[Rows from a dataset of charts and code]
.....

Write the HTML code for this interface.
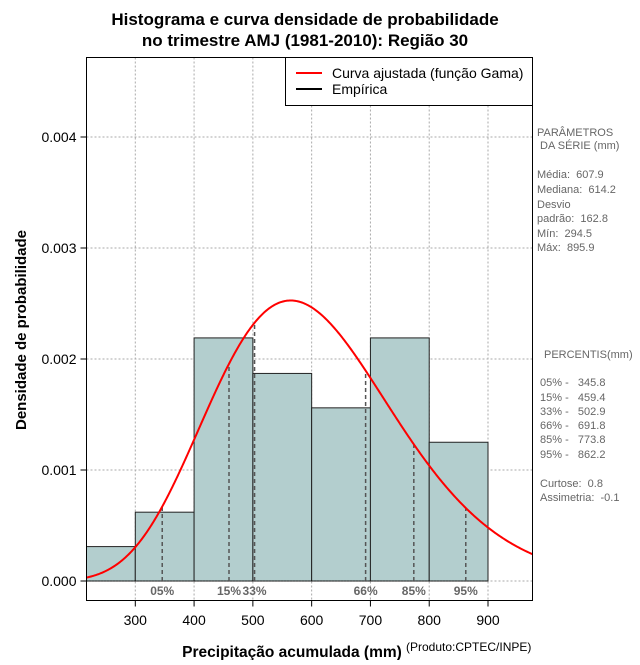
<!DOCTYPE html>
<html><head><meta charset="utf-8"><style>
body{margin:0;background:#fff;}
svg text{font-family:"Liberation Sans",sans-serif;white-space:pre;}
</style></head><body>
<svg id="c" width="640" height="660" xmlns="http://www.w3.org/2000/svg">
<text x="305" y="25" text-anchor="middle" font-size="17" font-weight="bold">Histograma e curva densidade de probabilidade</text>
<text x="305" y="46" text-anchor="middle" font-size="17" font-weight="bold">no trimestre AMJ (1981-2010): Região 30</text>
<g id="grid"></g><g id="bars"></g><g id="pct"></g><g id="curve"></g><g id="axes"></g>
<rect x="86.5" y="57.5" width="446" height="543" fill="none" stroke="#000"/>
<g>
<rect x="285.5" y="57.5" width="247" height="48" fill="#fff" stroke="#000"/>
<line x1="296" y1="73" x2="322" y2="73" stroke="#f00" stroke-width="2"/>
<text x="332" y="78" font-size="14">Curva ajustada (função Gama)</text>
<line x1="296" y1="89" x2="322" y2="89" stroke="#000" stroke-width="2"/>
<text x="332" y="94" font-size="14">Empírica</text>
</g>
<text transform="translate(26,330) rotate(-90)" text-anchor="middle" font-size="15" font-weight="bold">Densidade de probabilidade</text>
<text x="292" y="657" text-anchor="middle" font-size="15.5" font-weight="bold">Precipitação acumulada (mm)</text>
<text x="406" y="651" font-size="12">(Produto:CPTEC/INPE)</text>
<g font-size="11" fill="#666">
<text x="537" y="136">PARÂMETROS</text><text x="540" y="149">DA SÉRIE (mm)</text>
<text x="537" y="178">Média:  607.9</text><text x="537" y="193">Mediana:  614.2</text>
<text x="537" y="208">Desvio</text><text x="537" y="222">padrão:  162.8</text>
<text x="537" y="237">Mín:  294.5</text><text x="537" y="251">Máx:  895.9</text>
<text x="544" y="358">PERCENTIS(mm)</text>
<text x="540" y="386">05% -   345.8</text><text x="540" y="401">15% -   459.4</text>
<text x="540" y="415">33% -   502.9</text><text x="540" y="429">66% -   691.8</text>
<text x="540" y="443">85% -   773.8</text><text x="540" y="458">95% -   862.2</text>
<text x="540" y="487">Curtose:  0.8</text><text x="540" y="501">Assimetria:  -0.1</text>
</g>
</svg>
<script>
const binStarts=[200,300,400,500,600,700,800];
const binDensity=[0.00031,0.00062,0.00219,0.00187,0.00156,0.00219,0.00125];
const xTicks=[300,400,500,600,700,800,900];
const yTicks=[0,0.001,0.002,0.003,0.004];
const yTickLabels=["0.000","0.001","0.002","0.003","0.004"];
const pctLabels=["05%","15%","33%","66%","85%","95%"];
const pctValues=[345.8,459.4,502.9,691.8,773.8,862.2];
const gammaMean=607.9, gammaSd=162.8;
const binWidth=100;
const NS="http://www.w3.org/2000/svg";
const X0=86.5,X1=532.5,Y0=57.5,Y1=600.5;
const xs=v=>135.3+(v-300)*(488-135.3)/600;
const ys=v=>581-v*(581-137)/0.004;
function mk(p,t,a){const e=document.createElementNS(NS,t);for(const k in a)e.setAttribute(k,a[k]);p.appendChild(e);return e;}
const G=id=>document.getElementById(id);
const k=(gammaMean/gammaSd)**2, th=gammaSd*gammaSd/gammaMean;
function lgamma(z){const g=7,c=[0.99999999999980993,676.5203681218851,-1259.1392167224028,771.32342877765313,-176.61502916214059,12.507343278686905,-0.13857109526572012,9.9843695780195716e-6,1.5056327351493116e-7];z-=1;let a=c[0];const t=z+g+0.5;for(let i=1;i<9;i++)a+=c[i]/(z+i);return 0.5*Math.log(2*Math.PI)+(z+0.5)*Math.log(t)-t+Math.log(a);}
const pdf=x=>Math.exp((k-1)*Math.log(x)-x/th-lgamma(k)-k*Math.log(th));
xTicks.forEach(v=>{const l=mk(G('grid'),'line',{x1:xs(v),x2:xs(v),y1:Y0,y2:Y1,stroke:'#aaa','stroke-dasharray':'2,2'});

});
yTicks.forEach(v=>{const l=mk(G('grid'),'line',{x1:X0,x2:X1,y1:ys(v),y2:ys(v),stroke:'#aaa','stroke-dasharray':'2,2'});

});
binStarts.forEach((s,i)=>{const a=Math.max(xs(s),X0),b=xs(s+binWidth);
const r=mk(G('bars'),'rect',{x:a,y:ys(binDensity[i]),width:b-a,height:ys(0)-ys(binDensity[i]),fill:'#b3cece',stroke:'#222','stroke-width':1});

});
mk(G('bars'),'line',{x1:X0,x2:xs(900),y1:ys(0),y2:ys(0),stroke:'#000','stroke-dasharray':'1,2'});
pctValues.forEach((v,i)=>{const l=mk(G('pct'),'line',{x1:xs(v),x2:xs(v),y1:ys(0),y2:ys(pdf(v)),stroke:'#555','stroke-width':1.5,'stroke-dasharray':'4,3'});


const t=mk(G('pct'),'text',{x:xs(v),y:595,'text-anchor':'middle','font-size':12,'font-weight':'bold',fill:'#666','font-family':'Liberation Serif,serif'});
t.textContent=pctLabels[i];

});
let d='';for(let px=X0;px<=X1;px+=1){const v=300+(px-135.3)*600/(488-135.3);d+=(d?'L':'M')+px+','+ys(pdf(v)).toFixed(2);}
const cv=mk(G('curve'),'path',{d:d,fill:'none',stroke:'#f00','stroke-width':2});


xTicks.forEach(v=>{mk(G('axes'),'line',{x1:xs(v),x2:xs(v),y1:Y1,y2:Y1+6,stroke:'#000'});
const t=mk(G('axes'),'text',{x:xs(v),y:625,'text-anchor':'middle','font-size':14});t.textContent=v;

});
yTicks.forEach((v,i)=>{mk(G('axes'),'line',{x1:X0-6,x2:X0,y1:ys(v),y2:ys(v),stroke:'#000'});
const t=mk(G('axes'),'text',{x:X0-10,y:ys(v)+5,'text-anchor':'end','font-size':14});t.textContent=yTickLabels[i];

});
</script>
</body></html>
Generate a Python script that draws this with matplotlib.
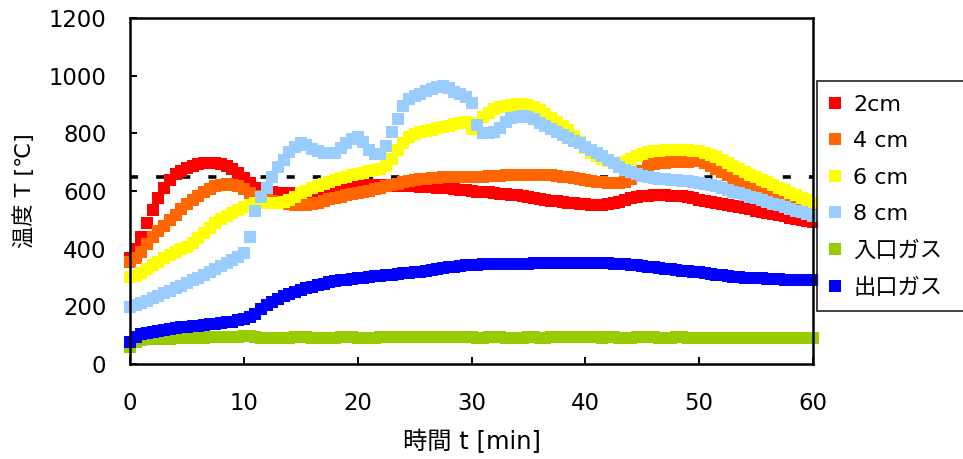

.....

Using the data above, print every line exactly, omitting pictures.

Write the HTML code for this interface.
<!DOCTYPE html>
<html><head><meta charset="utf-8"><style>
body{margin:0;background:#fff;}
svg text{font-family:"Liberation Sans",sans-serif;white-space:pre;}
</style></head><body>
<svg id="c" width="640" height="660" xmlns="http://www.w3.org/2000/svg">
<text x="305" y="25" text-anchor="middle" font-size="17" font-weight="bold">Histograma e curva densidade de probabilidade</text>
<text x="305" y="46" text-anchor="middle" font-size="17" font-weight="bold">no trimestre AMJ (1981-2010): Região 30</text>
<g id="grid"></g><g id="bars"></g><g id="pct"></g><g id="curve"></g><g id="axes"></g>
<rect x="86.5" y="57.5" width="446" height="543" fill="none" stroke="#000"/>
<g>
<rect x="285.5" y="57.5" width="247" height="48" fill="#fff" stroke="#000"/>
<line x1="296" y1="73" x2="322" y2="73" stroke="#f00" stroke-width="2"/>
<text x="332" y="78" font-size="14">Curva ajustada (função Gama)</text>
<line x1="296" y1="89" x2="322" y2="89" stroke="#000" stroke-width="2"/>
<text x="332" y="94" font-size="14">Empírica</text>
</g>
<text transform="translate(26,330) rotate(-90)" text-anchor="middle" font-size="15" font-weight="bold">Densidade de probabilidade</text>
<text x="292" y="657" text-anchor="middle" font-size="15.5" font-weight="bold">Precipitação acumulada (mm)</text>
<text x="406" y="651" font-size="12">(Produto:CPTEC/INPE)</text>
<g font-size="11" fill="#666">
<text x="537" y="136">PARÂMETROS</text><text x="540" y="149">DA SÉRIE (mm)</text>
<text x="537" y="178">Média:  607.9</text><text x="537" y="193">Mediana:  614.2</text>
<text x="537" y="208">Desvio</text><text x="537" y="222">padrão:  162.8</text>
<text x="537" y="237">Mín:  294.5</text><text x="537" y="251">Máx:  895.9</text>
<text x="544" y="358">PERCENTIS(mm)</text>
<text x="540" y="386">05% -   345.8</text><text x="540" y="401">15% -   459.4</text>
<text x="540" y="415">33% -   502.9</text><text x="540" y="429">66% -   691.8</text>
<text x="540" y="443">85% -   773.8</text><text x="540" y="458">95% -   862.2</text>
<text x="540" y="487">Curtose:  0.8</text><text x="540" y="501">Assimetria:  -0.1</text>
</g>
</svg>
<script>
const binStarts=[200,300,400,500,600,700,800];
const binDensity=[0.00031,0.00062,0.00219,0.00187,0.00156,0.00219,0.00125];
const xTicks=[300,400,500,600,700,800,900];
const yTicks=[0,0.001,0.002,0.003,0.004];
const yTickLabels=["0.000","0.001","0.002","0.003","0.004"];
const pctLabels=["05%","15%","33%","66%","85%","95%"];
const pctValues=[345.8,459.4,502.9,691.8,773.8,862.2];
const gammaMean=607.9, gammaSd=162.8;
const binWidth=100;
const NS="http://www.w3.org/2000/svg";
const X0=86.5,X1=532.5,Y0=57.5,Y1=600.5;
const xs=v=>135.3+(v-300)*(488-135.3)/600;
const ys=v=>581-v*(581-137)/0.004;
function mk(p,t,a){const e=document.createElementNS(NS,t);for(const k in a)e.setAttribute(k,a[k]);p.appendChild(e);return e;}
const G=id=>document.getElementById(id);
const k=(gammaMean/gammaSd)**2, th=gammaSd*gammaSd/gammaMean;
function lgamma(z){const g=7,c=[0.99999999999980993,676.5203681218851,-1259.1392167224028,771.32342877765313,-176.61502916214059,12.507343278686905,-0.13857109526572012,9.9843695780195716e-6,1.5056327351493116e-7];z-=1;let a=c[0];const t=z+g+0.5;for(let i=1;i<9;i++)a+=c[i]/(z+i);return 0.5*Math.log(2*Math.PI)+(z+0.5)*Math.log(t)-t+Math.log(a);}
const pdf=x=>Math.exp((k-1)*Math.log(x)-x/th-lgamma(k)-k*Math.log(th));
xTicks.forEach(v=>{const l=mk(G('grid'),'line',{x1:xs(v),x2:xs(v),y1:Y0,y2:Y1,stroke:'#aaa','stroke-dasharray':'2,2'});

});
yTicks.forEach(v=>{const l=mk(G('grid'),'line',{x1:X0,x2:X1,y1:ys(v),y2:ys(v),stroke:'#aaa','stroke-dasharray':'2,2'});

});
binStarts.forEach((s,i)=>{const a=Math.max(xs(s),X0),b=xs(s+binWidth);
const r=mk(G('bars'),'rect',{x:a,y:ys(binDensity[i]),width:b-a,height:ys(0)-ys(binDensity[i]),fill:'#b3cece',stroke:'#222','stroke-width':1});

});
mk(G('bars'),'line',{x1:X0,x2:xs(900),y1:ys(0),y2:ys(0),stroke:'#000','stroke-dasharray':'1,2'});
pctValues.forEach((v,i)=>{const l=mk(G('pct'),'line',{x1:xs(v),x2:xs(v),y1:ys(0),y2:ys(pdf(v)),stroke:'#555','stroke-width':1.5,'stroke-dasharray':'4,3'});


const t=mk(G('pct'),'text',{x:xs(v),y:595,'text-anchor':'middle','font-size':12,'font-weight':'bold',fill:'#666','font-family':'Liberation Serif,serif'});
t.textContent=pctLabels[i];

});
let d='';for(let px=X0;px<=X1;px+=1){const v=300+(px-135.3)*600/(488-135.3);d+=(d?'L':'M')+px+','+ys(pdf(v)).toFixed(2);}
const cv=mk(G('curve'),'path',{d:d,fill:'none',stroke:'#f00','stroke-width':2});


xTicks.forEach(v=>{mk(G('axes'),'line',{x1:xs(v),x2:xs(v),y1:Y1,y2:Y1+6,stroke:'#000'});
const t=mk(G('axes'),'text',{x:xs(v),y:625,'text-anchor':'middle','font-size':14});t.textContent=v;

});
yTicks.forEach((v,i)=>{mk(G('axes'),'line',{x1:X0-6,x2:X0,y1:ys(v),y2:ys(v),stroke:'#000'});
const t=mk(G('axes'),'text',{x:X0-10,y:ys(v)+5,'text-anchor':'end','font-size':14});t.textContent=yTickLabels[i];

});
</script>
</body></html>
Generate a Python script that draws this with matplotlib.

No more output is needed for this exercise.